Globally synchronous changes in glacioeustatic sea-level provide a particularly useful stratigraphic reference in the study of glacial–interglacial climate change, and form the basis for the marine isotope stage (MIS) system, which posits a dominant glacioeustatic signal in benthic foraminferal δ 18O. However, benthic δ 18O strictly does not represent a pure sea-level record, and it is shown here that, due to local changes in deep-water hydrography, the MIS 2/1 boundary (i.e. benthic δ 18O change) occurred ∼4000 years later in the deep eastern equatorial Pacific than in the deep Northeast Atlantic. This discrepancy is too large to be attributed entirely to the Pacific lag that may be expected due to the mixing time of the ocean basins. Instead, multiple proxies (including benthic foraminiferal Mg/Ca) suggest that the large offset in benthic δ 18O most probably resulted from a late rise in deep-water temperature at the Pacific site and a series of coupled deep-water temperature and δ 18O changes at the Northeast Atlantic site.
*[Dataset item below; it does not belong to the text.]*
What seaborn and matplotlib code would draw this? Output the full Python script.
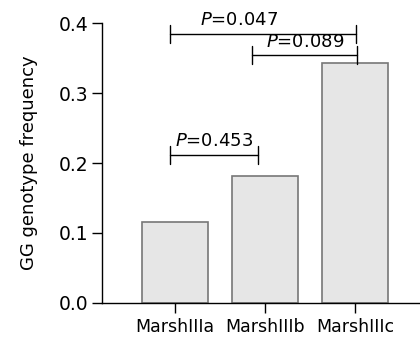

These findings have important implications for the application of the MIS stratigraphy and the interpretation of benthic δ 18O records in general, as they show that benthic δ 18O fluctuations and MIS boundaries from different hydrological settings may be significantly diachronous. These results call into question the leads and lags that we might infer from a ‘naïve’ interpretation of benthic δ 18O as a sea-level proxy, with a direct bearing on the mechanisms that we may propose to explain glacial–interglacial climate transitions.